● EXERCISE OBJECTIVE
Output the full listing below exactly as it reads, and skip anything that is a picture.

● DATA LINES
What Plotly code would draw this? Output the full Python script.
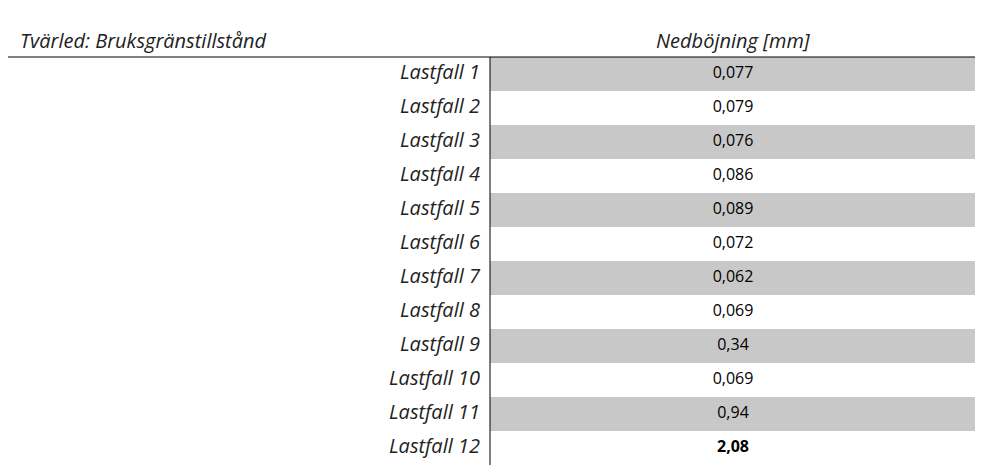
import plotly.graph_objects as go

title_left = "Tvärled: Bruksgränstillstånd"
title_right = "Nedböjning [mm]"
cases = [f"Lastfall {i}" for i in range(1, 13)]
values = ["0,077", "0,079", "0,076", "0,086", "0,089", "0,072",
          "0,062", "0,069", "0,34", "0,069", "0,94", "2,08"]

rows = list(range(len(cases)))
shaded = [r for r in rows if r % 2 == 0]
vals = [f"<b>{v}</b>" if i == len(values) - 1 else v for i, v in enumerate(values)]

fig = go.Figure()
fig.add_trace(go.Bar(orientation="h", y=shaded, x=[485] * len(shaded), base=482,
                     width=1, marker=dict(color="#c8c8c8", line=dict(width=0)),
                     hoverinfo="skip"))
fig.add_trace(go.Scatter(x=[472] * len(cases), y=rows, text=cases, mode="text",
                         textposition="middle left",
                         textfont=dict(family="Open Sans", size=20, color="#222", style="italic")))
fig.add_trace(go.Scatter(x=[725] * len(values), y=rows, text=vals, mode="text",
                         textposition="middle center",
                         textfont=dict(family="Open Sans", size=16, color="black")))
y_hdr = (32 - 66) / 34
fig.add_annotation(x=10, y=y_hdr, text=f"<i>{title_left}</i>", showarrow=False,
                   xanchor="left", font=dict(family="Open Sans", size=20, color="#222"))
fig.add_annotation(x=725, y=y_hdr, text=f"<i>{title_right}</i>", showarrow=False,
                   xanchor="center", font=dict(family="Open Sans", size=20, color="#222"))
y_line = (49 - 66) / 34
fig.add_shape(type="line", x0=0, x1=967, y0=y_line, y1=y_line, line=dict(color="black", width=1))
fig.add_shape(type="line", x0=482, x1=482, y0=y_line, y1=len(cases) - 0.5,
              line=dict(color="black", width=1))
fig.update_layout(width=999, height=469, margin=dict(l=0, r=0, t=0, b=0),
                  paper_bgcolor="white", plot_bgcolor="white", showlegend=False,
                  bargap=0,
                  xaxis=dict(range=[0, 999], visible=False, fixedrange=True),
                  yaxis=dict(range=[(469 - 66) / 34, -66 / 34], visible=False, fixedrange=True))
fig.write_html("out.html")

● RESULT OF THIS TASK
What Plotly code would draw this? Output the full Python script.
import plotly.graph_objects as go

title_left = "Tvärled: Bruksgränstillstånd"
title_right = "Nedböjning [mm]"
cases = [f"Lastfall {i}" for i in range(1, 13)]
values = ["0,077", "0,079", "0,076", "0,086", "0,089", "0,072",
          "0,062", "0,069", "0,34", "0,069", "0,94", "2,08"]

rows = list(range(len(cases)))
shaded = [r for r in rows if r % 2 == 0]
vals = [f"<b>{v}</b>" if i == len(values) - 1 else v for i, v in enumerate(values)]

fig = go.Figure()
fig.add_trace(go.Bar(orientation="h", y=shaded, x=[485] * len(shaded), base=482,
                     width=1, marker=dict(color="#c8c8c8", line=dict(width=0)),
                     hoverinfo="skip"))
fig.add_trace(go.Scatter(x=[472] * len(cases), y=rows, text=cases, mode="text",
                         textposition="middle left",
                         textfont=dict(family="Open Sans", size=20, color="#222", style="italic")))
fig.add_trace(go.Scatter(x=[725] * len(values), y=rows, text=vals, mode="text",
                         textposition="middle center",
                         textfont=dict(family="Open Sans", size=16, color="black")))
y_hdr = (32 - 66) / 34
fig.add_annotation(x=10, y=y_hdr, text=f"<i>{title_left}</i>", showarrow=False,
                   xanchor="left", font=dict(family="Open Sans", size=20, color="#222"))
fig.add_annotation(x=725, y=y_hdr, text=f"<i>{title_right}</i>", showarrow=False,
                   xanchor="center", font=dict(family="Open Sans", size=20, color="#222"))
y_line = (49 - 66) / 34
fig.add_shape(type="line", x0=0, x1=967, y0=y_line, y1=y_line, line=dict(color="black", width=1))
fig.add_shape(type="line", x0=482, x1=482, y0=y_line, y1=len(cases) - 0.5,
              line=dict(color="black", width=1))
fig.update_layout(width=999, height=469, margin=dict(l=0, r=0, t=0, b=0),
                  paper_bgcolor="white", plot_bgcolor="white", showlegend=False,
                  bargap=0,
                  xaxis=dict(range=[0, 999], visible=False, fixedrange=True),
                  yaxis=dict(range=[(469 - 66) / 34, -66 / 34], visible=False, fixedrange=True))
fig.write_html("out.html")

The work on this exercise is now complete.